*PROBLEM STATEMENT*. Lines from the one containing "Convert this chart to matplotlib code." to the one containing "plt.rcParams['font.family'] = ['Liberation", both lines included, are to be extracted exactly from the data below; pictures are excluded.

*AVAILABLE RECORDS*.
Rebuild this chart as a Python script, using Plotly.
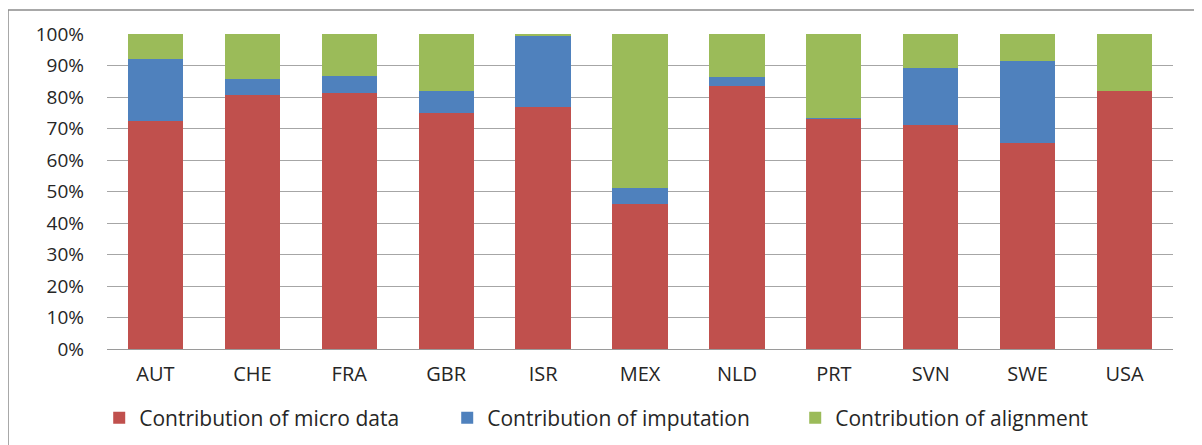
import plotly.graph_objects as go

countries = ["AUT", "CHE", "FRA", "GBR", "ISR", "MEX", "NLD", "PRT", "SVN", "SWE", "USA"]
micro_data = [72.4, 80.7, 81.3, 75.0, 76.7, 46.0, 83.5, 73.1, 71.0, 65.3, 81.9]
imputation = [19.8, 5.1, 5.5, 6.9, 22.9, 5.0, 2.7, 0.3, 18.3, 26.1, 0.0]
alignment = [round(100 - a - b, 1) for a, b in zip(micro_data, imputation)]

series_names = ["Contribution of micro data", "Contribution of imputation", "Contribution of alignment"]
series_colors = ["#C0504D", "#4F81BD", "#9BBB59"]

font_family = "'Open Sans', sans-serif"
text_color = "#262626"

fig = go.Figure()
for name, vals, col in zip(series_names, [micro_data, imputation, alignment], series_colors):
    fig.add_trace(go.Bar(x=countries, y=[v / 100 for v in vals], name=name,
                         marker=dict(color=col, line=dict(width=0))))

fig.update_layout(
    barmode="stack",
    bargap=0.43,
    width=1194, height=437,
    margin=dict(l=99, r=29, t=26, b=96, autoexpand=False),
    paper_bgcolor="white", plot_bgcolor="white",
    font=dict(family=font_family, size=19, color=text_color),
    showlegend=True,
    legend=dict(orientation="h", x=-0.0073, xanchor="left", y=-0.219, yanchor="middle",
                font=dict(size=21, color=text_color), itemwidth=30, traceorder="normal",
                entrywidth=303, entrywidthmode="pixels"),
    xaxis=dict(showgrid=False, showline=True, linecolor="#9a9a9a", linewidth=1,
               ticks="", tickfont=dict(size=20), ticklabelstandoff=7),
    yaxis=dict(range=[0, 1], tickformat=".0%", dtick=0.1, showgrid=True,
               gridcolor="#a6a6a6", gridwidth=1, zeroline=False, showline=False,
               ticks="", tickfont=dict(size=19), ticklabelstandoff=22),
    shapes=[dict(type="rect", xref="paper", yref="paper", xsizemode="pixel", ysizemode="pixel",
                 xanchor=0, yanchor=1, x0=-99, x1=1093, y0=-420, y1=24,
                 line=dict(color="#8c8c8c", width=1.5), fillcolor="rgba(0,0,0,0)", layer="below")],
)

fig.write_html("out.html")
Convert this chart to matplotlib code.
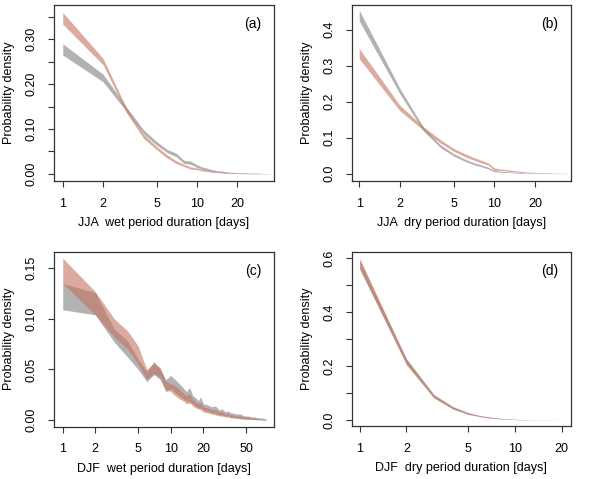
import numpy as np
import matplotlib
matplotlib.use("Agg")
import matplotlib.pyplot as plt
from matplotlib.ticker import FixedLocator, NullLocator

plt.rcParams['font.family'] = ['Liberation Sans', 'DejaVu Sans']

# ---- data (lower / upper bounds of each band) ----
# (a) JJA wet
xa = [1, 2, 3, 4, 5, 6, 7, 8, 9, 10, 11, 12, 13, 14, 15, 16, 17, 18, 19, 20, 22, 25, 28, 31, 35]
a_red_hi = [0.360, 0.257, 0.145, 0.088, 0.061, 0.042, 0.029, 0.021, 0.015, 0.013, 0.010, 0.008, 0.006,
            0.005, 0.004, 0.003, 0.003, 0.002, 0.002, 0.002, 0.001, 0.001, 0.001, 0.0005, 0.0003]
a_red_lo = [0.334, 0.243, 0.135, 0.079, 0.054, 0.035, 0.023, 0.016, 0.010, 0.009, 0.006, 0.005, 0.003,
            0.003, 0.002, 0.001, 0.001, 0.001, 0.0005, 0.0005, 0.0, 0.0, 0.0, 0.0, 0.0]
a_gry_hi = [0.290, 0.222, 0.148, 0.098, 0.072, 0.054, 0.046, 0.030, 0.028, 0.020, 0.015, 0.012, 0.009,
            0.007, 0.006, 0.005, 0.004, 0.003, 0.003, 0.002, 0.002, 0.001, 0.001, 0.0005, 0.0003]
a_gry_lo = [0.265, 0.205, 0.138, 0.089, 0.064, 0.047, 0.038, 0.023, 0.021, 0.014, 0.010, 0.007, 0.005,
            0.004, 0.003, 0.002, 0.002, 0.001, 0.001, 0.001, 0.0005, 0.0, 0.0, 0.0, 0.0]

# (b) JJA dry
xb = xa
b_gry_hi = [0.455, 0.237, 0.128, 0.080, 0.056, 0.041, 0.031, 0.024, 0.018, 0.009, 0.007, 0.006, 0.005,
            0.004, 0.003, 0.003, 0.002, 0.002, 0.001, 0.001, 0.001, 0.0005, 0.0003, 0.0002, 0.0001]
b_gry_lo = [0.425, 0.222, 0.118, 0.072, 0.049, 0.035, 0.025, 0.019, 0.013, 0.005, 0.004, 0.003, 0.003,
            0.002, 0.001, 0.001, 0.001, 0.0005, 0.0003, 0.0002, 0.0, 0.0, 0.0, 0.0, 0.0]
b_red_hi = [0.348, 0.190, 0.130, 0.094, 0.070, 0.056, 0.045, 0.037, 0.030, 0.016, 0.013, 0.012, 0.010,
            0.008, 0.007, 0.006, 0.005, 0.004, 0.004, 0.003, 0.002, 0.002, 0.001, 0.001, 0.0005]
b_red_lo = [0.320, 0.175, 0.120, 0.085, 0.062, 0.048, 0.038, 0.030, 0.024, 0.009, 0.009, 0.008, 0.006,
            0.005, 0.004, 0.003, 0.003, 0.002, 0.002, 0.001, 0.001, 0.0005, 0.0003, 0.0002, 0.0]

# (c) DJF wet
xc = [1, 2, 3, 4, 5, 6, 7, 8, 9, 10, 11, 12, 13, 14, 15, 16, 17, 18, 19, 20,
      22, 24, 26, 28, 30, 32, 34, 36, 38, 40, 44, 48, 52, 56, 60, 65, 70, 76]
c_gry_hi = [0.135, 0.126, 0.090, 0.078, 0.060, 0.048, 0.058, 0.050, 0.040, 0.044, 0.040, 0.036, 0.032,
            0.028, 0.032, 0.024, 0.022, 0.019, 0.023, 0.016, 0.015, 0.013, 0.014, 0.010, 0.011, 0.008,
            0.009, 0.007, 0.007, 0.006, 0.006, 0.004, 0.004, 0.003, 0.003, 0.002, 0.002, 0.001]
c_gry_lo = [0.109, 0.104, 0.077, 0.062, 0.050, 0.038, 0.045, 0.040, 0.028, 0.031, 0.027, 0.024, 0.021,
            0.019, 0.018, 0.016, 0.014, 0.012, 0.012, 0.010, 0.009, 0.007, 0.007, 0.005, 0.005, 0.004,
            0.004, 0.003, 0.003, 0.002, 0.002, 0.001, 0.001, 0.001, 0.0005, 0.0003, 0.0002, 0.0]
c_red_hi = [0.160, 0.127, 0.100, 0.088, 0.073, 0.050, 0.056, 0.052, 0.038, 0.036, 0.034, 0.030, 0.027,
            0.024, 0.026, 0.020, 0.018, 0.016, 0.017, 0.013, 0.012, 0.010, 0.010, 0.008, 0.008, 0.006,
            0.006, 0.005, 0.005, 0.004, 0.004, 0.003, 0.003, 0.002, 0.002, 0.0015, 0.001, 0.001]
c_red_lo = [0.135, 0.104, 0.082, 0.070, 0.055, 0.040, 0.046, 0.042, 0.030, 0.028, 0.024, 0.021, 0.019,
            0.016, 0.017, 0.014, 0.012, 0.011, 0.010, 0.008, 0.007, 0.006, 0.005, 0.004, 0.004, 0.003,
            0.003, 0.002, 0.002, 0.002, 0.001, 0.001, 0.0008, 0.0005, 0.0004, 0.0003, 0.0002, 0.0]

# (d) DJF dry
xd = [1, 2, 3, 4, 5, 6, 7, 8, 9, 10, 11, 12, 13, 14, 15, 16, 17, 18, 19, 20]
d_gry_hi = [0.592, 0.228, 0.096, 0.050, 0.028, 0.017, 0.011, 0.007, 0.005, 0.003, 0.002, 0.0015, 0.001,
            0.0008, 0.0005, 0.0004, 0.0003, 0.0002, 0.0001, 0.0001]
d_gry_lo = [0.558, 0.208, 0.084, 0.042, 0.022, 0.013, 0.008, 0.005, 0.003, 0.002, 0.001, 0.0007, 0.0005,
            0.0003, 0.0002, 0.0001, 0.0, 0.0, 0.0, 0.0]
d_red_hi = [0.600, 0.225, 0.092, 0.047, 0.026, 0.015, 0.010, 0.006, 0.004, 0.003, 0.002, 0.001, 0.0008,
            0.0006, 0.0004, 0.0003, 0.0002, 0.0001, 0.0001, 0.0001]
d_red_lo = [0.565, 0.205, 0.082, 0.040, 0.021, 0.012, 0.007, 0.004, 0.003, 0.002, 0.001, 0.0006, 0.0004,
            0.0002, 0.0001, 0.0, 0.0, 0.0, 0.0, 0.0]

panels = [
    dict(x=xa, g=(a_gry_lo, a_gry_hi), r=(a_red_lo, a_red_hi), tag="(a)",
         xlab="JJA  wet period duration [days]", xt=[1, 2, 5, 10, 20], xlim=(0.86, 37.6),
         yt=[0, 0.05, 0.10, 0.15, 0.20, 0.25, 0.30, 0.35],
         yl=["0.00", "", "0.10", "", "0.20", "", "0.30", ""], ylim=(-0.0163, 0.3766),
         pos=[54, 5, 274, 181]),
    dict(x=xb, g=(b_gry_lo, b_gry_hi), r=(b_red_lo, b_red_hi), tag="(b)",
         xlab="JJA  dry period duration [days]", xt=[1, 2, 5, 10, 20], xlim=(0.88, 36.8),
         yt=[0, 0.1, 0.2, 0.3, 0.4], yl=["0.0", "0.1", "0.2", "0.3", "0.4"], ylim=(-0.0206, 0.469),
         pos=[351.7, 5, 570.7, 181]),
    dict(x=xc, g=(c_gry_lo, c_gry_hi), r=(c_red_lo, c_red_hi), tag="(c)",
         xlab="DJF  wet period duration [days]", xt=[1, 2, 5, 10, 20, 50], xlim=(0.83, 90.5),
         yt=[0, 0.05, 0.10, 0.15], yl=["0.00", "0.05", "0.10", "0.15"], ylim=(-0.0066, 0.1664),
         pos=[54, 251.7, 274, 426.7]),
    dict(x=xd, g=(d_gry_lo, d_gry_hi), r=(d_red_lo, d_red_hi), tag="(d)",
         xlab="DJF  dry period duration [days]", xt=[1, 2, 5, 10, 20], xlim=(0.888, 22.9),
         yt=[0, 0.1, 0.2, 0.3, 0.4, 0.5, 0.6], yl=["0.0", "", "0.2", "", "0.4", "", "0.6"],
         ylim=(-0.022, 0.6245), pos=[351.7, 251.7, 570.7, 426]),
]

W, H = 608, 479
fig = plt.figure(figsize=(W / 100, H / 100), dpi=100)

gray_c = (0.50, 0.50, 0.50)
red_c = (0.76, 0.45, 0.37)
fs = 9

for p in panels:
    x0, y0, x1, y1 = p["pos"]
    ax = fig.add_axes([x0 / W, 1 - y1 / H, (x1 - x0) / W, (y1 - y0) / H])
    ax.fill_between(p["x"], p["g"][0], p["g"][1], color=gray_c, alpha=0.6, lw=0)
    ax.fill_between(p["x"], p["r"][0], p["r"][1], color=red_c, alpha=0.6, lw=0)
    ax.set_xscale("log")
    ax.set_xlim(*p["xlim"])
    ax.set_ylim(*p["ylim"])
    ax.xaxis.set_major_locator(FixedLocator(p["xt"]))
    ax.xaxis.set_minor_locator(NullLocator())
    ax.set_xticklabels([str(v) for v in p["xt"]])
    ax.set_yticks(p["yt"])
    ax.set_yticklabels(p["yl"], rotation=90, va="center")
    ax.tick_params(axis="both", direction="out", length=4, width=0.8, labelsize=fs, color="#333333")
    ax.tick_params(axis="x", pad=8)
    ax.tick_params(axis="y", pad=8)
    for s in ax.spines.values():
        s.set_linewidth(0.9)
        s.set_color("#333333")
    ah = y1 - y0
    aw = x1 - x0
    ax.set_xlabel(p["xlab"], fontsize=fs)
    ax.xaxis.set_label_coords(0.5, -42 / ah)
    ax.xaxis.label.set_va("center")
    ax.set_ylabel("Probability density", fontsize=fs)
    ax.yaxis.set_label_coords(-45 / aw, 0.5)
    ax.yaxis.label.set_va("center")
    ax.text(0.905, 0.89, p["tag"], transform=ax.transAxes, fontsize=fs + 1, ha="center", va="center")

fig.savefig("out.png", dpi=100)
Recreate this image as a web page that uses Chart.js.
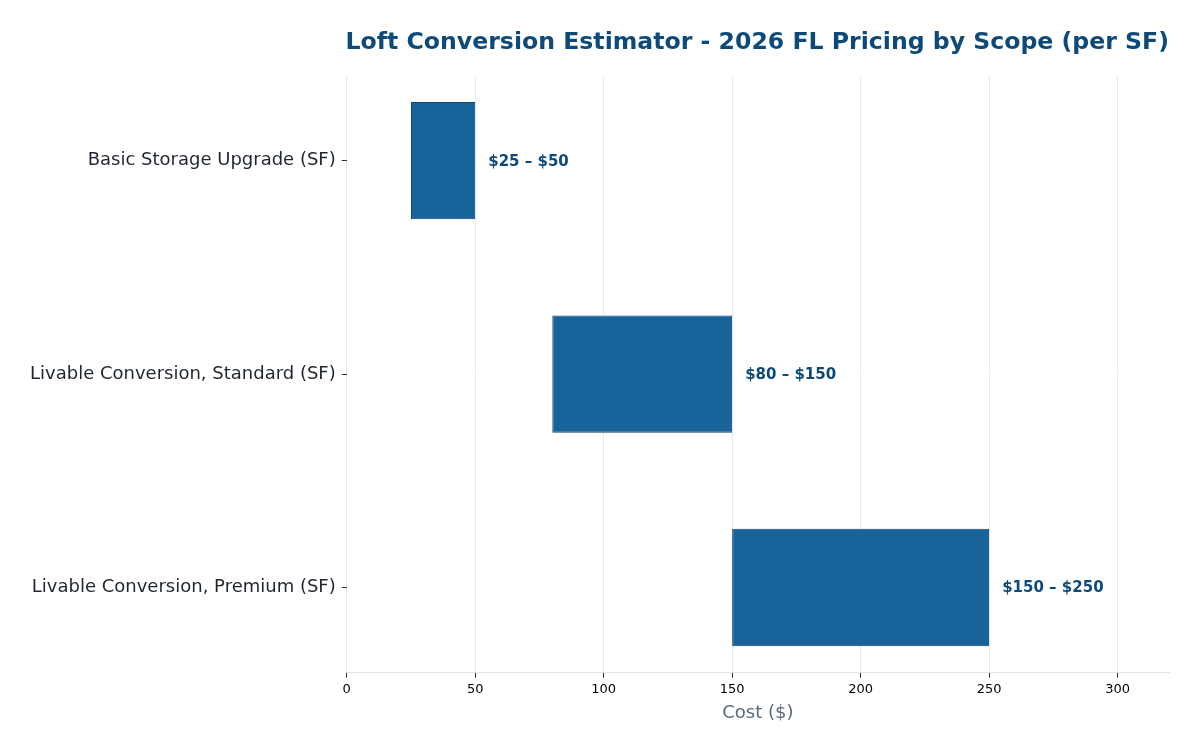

*SOLUTION BELOW*.
Convert this chart to matplotlib code.
import numpy as np
import matplotlib
matplotlib.use("Agg")
import matplotlib.pyplot as plt
from matplotlib.ticker import FixedLocator, NullLocator

plt.rcParams['font.family'] = ['Liberation Sans', 'DejaVu Sans']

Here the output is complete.